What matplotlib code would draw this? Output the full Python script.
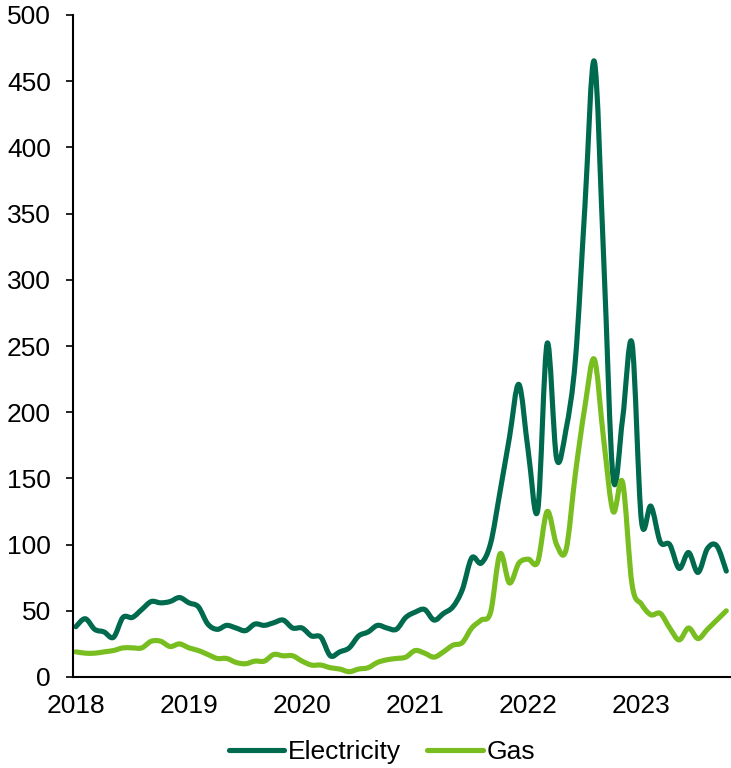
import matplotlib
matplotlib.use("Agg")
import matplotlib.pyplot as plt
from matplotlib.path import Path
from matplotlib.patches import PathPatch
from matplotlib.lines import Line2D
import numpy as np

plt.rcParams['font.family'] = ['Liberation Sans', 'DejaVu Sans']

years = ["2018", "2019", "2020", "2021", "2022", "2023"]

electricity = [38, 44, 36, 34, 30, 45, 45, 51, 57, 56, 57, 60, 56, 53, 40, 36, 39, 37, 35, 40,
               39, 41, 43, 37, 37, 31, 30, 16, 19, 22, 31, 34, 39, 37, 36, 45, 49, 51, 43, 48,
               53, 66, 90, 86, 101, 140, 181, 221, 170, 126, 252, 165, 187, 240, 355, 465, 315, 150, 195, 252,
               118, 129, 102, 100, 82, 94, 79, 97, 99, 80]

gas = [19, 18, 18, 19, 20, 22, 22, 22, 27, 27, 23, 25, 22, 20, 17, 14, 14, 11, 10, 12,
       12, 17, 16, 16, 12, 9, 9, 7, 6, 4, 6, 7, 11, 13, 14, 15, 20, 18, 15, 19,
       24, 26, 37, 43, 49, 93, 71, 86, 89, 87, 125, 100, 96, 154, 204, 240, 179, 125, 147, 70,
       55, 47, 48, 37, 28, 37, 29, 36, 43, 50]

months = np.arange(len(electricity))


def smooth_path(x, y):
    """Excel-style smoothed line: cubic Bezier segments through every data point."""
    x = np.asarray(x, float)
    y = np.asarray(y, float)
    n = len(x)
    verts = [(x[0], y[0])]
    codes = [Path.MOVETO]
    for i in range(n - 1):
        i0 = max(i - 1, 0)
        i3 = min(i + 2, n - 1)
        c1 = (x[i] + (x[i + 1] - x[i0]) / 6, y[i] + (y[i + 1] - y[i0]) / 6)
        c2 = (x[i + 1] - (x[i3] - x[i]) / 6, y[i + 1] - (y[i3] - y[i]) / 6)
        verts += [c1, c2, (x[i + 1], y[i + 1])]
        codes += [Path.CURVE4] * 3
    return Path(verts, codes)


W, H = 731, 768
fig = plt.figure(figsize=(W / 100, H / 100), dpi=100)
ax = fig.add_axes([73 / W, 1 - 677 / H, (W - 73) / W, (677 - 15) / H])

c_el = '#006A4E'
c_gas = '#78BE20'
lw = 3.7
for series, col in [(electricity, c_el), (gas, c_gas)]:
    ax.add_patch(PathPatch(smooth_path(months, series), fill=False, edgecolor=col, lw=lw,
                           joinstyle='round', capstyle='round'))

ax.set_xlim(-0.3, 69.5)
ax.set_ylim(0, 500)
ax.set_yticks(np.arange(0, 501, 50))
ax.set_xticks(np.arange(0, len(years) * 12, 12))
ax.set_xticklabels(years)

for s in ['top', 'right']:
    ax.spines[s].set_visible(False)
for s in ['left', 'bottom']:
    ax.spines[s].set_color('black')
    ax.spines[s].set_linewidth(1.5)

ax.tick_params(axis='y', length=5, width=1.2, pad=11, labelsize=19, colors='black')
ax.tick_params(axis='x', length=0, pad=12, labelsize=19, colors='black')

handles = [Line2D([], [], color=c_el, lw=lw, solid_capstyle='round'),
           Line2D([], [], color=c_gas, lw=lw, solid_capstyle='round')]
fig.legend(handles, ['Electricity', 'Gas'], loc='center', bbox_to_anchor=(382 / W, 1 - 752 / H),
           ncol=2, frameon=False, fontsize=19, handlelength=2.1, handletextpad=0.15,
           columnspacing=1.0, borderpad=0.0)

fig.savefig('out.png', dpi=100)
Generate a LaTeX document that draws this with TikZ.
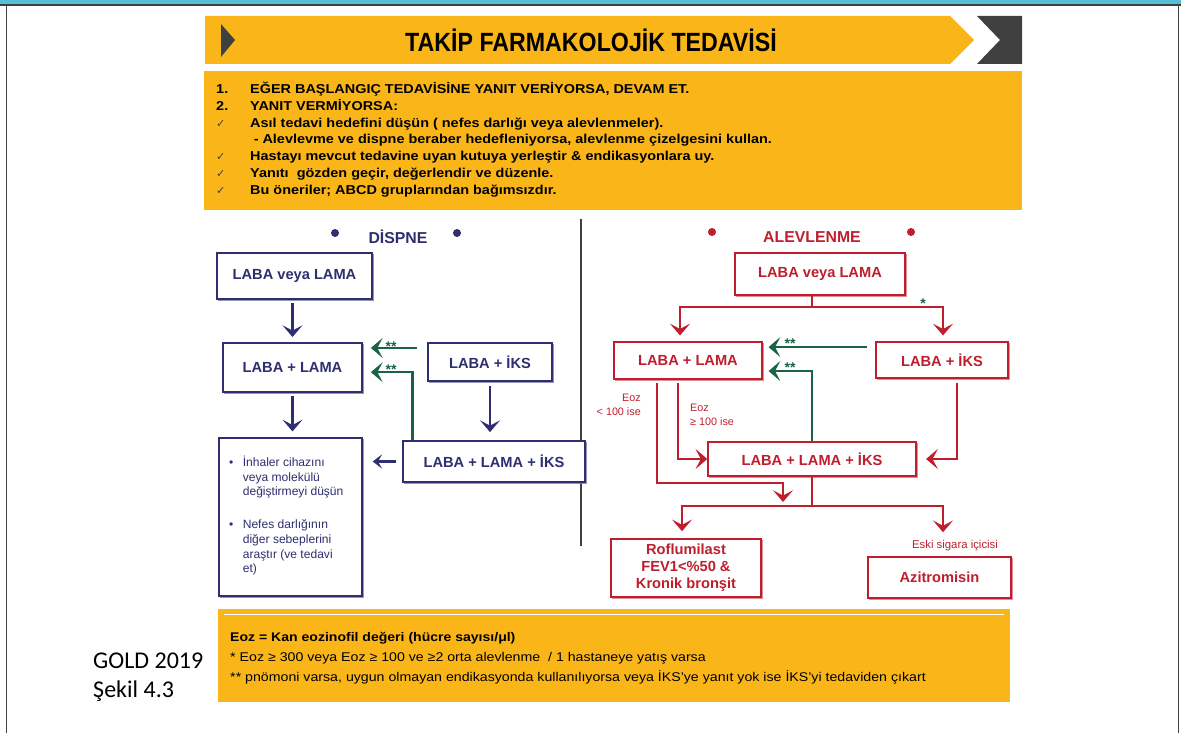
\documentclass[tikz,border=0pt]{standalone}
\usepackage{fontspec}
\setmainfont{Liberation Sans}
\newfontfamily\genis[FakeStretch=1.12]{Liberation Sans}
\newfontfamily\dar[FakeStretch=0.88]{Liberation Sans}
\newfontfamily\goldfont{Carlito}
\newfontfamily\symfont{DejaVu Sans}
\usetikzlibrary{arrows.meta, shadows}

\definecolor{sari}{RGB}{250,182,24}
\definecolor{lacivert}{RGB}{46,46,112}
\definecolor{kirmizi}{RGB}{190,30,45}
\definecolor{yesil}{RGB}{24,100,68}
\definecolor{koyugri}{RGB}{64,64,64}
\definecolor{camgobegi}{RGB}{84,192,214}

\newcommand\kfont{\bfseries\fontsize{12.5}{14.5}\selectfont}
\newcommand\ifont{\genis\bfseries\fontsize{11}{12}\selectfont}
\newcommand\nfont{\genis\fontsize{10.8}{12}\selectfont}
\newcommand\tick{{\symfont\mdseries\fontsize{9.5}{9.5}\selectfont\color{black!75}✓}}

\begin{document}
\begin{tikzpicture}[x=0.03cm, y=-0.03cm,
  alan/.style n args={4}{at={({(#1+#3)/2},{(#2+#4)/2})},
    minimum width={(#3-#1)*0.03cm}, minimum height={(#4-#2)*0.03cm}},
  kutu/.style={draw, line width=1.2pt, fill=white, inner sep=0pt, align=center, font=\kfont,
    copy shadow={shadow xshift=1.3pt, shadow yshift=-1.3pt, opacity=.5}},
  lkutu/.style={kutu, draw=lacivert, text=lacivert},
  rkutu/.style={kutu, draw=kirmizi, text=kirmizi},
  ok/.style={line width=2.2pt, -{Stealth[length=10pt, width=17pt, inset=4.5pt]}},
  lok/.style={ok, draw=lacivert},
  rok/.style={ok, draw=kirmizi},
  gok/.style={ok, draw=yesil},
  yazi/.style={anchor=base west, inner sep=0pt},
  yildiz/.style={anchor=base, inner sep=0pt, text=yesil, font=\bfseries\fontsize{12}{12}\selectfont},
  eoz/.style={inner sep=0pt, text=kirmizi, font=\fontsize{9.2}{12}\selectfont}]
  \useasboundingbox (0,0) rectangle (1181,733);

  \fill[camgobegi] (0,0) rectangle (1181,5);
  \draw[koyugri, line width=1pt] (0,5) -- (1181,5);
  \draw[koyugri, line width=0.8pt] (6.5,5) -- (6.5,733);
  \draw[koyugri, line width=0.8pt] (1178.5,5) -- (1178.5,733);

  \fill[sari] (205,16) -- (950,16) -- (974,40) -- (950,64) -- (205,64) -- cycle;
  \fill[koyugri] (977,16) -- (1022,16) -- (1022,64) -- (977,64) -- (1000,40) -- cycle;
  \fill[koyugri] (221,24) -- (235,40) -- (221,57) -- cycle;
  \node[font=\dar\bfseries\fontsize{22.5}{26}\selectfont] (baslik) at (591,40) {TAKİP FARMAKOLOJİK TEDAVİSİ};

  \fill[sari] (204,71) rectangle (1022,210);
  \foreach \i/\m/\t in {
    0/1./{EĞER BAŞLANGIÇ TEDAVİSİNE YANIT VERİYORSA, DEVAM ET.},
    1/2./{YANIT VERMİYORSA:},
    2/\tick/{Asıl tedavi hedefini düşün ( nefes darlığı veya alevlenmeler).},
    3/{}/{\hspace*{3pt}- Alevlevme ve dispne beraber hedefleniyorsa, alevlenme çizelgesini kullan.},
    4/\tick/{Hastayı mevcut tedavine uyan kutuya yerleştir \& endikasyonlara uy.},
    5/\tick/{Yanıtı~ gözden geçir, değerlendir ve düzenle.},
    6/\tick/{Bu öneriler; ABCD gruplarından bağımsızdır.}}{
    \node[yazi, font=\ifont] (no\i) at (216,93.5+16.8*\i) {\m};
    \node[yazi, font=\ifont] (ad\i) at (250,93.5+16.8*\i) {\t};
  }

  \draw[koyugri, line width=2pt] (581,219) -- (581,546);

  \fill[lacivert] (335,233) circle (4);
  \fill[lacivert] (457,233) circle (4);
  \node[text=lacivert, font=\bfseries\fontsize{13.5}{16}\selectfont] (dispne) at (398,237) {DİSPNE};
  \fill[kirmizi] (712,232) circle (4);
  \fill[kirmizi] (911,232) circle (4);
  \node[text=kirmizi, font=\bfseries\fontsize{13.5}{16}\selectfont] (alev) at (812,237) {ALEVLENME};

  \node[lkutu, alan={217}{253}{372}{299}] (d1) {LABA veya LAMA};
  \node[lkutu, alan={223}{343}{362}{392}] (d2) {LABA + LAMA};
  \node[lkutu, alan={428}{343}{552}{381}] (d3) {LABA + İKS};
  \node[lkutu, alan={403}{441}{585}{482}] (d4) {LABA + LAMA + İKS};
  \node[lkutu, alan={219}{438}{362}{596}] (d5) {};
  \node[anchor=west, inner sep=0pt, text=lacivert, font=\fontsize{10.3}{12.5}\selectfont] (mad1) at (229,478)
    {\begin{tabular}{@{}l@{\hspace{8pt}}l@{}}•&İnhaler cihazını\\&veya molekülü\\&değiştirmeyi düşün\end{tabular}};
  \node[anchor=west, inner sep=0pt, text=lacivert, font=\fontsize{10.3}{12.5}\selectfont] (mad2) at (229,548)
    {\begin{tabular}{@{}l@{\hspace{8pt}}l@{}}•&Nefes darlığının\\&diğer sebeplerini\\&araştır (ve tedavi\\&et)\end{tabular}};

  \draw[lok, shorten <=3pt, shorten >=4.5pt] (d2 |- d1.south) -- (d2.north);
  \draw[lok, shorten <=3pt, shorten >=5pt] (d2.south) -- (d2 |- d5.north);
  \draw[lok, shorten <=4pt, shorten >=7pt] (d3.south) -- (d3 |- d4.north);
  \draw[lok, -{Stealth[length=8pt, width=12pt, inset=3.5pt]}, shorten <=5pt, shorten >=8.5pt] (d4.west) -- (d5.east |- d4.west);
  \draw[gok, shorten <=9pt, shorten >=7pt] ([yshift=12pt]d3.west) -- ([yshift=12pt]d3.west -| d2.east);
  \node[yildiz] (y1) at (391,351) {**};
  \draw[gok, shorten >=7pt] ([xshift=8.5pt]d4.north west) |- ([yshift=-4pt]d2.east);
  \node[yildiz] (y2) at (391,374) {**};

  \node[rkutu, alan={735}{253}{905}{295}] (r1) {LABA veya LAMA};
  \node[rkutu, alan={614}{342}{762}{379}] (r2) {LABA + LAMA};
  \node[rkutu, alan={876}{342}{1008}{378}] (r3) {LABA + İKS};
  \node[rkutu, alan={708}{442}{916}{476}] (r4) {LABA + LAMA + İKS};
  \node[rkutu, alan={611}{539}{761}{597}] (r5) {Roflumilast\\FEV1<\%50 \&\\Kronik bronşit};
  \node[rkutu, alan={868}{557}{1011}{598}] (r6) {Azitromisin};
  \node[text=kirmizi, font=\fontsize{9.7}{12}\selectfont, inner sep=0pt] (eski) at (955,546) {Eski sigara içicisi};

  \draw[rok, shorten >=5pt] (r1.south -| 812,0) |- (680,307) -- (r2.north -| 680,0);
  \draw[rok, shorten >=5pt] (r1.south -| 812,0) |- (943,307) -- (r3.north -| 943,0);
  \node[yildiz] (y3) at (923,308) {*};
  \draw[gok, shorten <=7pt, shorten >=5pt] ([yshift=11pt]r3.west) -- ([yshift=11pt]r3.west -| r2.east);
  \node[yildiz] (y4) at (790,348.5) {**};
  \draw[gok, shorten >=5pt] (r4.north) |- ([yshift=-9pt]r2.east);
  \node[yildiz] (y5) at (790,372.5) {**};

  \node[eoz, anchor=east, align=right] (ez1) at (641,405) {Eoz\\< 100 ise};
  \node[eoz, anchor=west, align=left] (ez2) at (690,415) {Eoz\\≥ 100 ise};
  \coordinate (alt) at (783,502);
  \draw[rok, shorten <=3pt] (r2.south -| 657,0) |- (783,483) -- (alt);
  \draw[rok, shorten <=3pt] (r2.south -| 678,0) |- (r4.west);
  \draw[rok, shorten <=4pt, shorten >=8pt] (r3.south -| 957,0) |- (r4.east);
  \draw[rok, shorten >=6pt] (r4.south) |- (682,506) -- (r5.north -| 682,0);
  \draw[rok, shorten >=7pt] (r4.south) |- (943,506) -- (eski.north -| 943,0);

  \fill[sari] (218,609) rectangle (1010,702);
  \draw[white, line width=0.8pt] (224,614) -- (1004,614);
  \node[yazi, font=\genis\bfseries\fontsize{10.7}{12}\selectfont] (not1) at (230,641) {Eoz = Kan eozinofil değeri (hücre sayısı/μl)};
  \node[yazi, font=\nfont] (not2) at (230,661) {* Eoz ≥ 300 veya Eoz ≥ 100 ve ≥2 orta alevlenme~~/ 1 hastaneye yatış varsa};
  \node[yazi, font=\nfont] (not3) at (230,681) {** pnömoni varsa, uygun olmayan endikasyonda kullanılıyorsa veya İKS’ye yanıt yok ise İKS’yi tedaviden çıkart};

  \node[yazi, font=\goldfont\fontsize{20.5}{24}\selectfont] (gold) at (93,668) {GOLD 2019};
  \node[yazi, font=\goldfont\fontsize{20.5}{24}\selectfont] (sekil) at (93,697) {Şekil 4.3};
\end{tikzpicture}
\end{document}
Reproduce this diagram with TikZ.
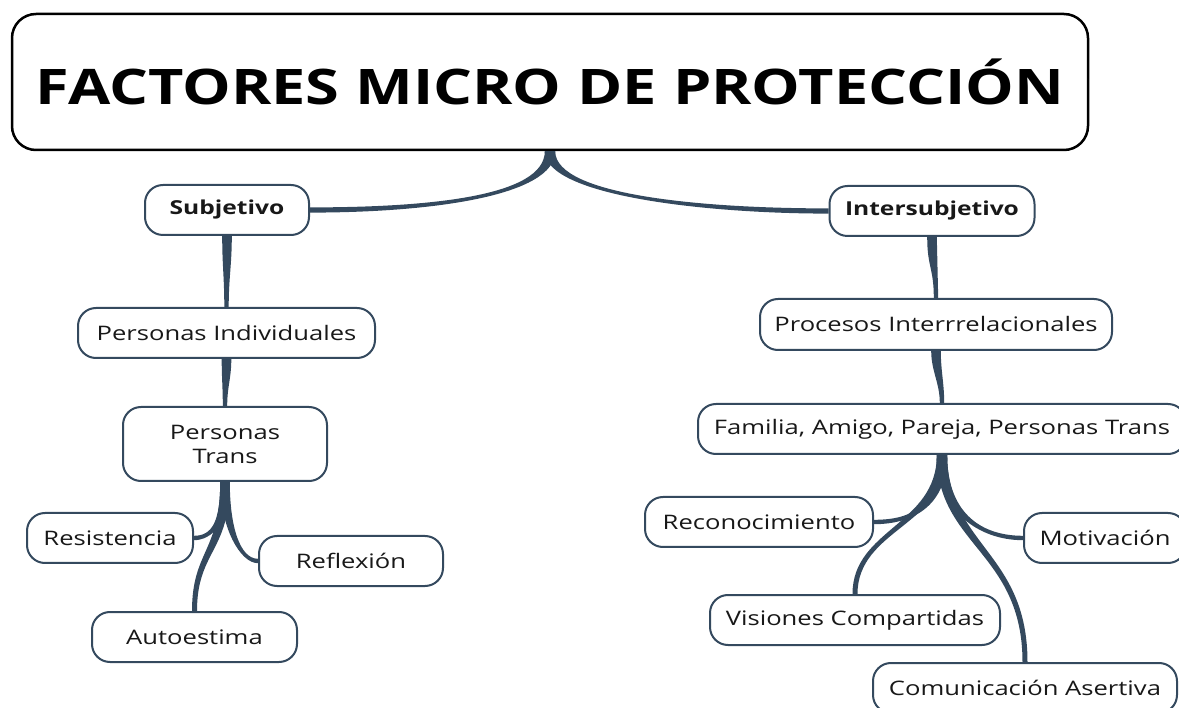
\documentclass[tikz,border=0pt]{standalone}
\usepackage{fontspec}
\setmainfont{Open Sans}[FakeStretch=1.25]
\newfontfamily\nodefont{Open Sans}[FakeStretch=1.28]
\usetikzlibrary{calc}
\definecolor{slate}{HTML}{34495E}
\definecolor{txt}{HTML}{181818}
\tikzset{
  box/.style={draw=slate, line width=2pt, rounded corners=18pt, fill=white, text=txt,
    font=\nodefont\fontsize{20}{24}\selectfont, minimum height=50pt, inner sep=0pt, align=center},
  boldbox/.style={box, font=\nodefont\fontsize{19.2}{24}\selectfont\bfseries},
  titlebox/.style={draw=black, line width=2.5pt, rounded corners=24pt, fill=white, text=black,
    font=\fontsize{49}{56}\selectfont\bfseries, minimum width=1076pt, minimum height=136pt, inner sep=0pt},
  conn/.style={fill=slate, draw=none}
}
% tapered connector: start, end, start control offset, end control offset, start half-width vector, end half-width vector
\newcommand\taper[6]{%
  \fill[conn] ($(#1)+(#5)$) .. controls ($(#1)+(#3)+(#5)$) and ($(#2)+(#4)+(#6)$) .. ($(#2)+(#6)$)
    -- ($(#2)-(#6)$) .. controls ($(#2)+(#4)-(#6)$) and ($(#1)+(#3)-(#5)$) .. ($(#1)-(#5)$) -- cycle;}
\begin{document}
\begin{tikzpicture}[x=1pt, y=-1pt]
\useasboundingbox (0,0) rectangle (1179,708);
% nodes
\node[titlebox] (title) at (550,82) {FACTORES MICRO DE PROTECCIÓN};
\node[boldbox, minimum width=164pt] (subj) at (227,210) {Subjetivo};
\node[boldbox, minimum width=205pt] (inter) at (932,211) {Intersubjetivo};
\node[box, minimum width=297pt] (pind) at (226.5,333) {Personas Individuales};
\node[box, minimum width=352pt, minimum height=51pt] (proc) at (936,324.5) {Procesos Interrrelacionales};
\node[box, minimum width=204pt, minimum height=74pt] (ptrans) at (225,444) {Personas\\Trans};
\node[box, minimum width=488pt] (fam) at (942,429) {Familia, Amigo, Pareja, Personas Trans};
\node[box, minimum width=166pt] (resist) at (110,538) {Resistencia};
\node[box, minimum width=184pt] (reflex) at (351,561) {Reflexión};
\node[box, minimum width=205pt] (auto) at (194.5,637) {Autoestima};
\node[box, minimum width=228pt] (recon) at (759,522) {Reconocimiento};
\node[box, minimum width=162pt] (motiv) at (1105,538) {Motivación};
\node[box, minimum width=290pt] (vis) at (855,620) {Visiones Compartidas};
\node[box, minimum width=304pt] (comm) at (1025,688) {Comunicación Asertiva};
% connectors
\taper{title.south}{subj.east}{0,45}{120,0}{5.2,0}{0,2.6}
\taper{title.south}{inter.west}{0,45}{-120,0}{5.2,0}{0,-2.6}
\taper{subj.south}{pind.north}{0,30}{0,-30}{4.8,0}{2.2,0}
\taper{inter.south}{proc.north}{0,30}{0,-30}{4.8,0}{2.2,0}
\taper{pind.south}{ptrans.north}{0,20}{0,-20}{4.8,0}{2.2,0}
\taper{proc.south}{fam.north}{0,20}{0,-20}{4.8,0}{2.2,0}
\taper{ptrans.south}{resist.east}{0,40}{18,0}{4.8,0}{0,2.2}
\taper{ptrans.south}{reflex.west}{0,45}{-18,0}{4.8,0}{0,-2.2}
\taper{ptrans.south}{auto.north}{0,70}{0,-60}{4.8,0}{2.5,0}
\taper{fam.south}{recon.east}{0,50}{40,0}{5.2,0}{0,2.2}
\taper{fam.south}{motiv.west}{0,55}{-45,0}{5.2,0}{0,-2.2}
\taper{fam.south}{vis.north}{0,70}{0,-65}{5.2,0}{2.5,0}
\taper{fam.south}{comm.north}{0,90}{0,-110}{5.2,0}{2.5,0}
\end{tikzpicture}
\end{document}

_DIRECTIONS FOR THIS TASK_. Only the lines from the top of the data through the line with "plt.rcParams['font.family'] = ['Liberation" should be quoted, exactly and with both ends kept; skip the pictures.

_THE REPLY_.
What matplotlib code would draw this? Output the full Python script.
import matplotlib
matplotlib.use("Agg")
import matplotlib.pyplot as plt
from matplotlib.path import Path
from matplotlib.patches import PathPatch
from matplotlib.lines import Line2D
import numpy as np

plt.rcParams['font.family'] = ['Liberation Sans', 'DejaVu Sans']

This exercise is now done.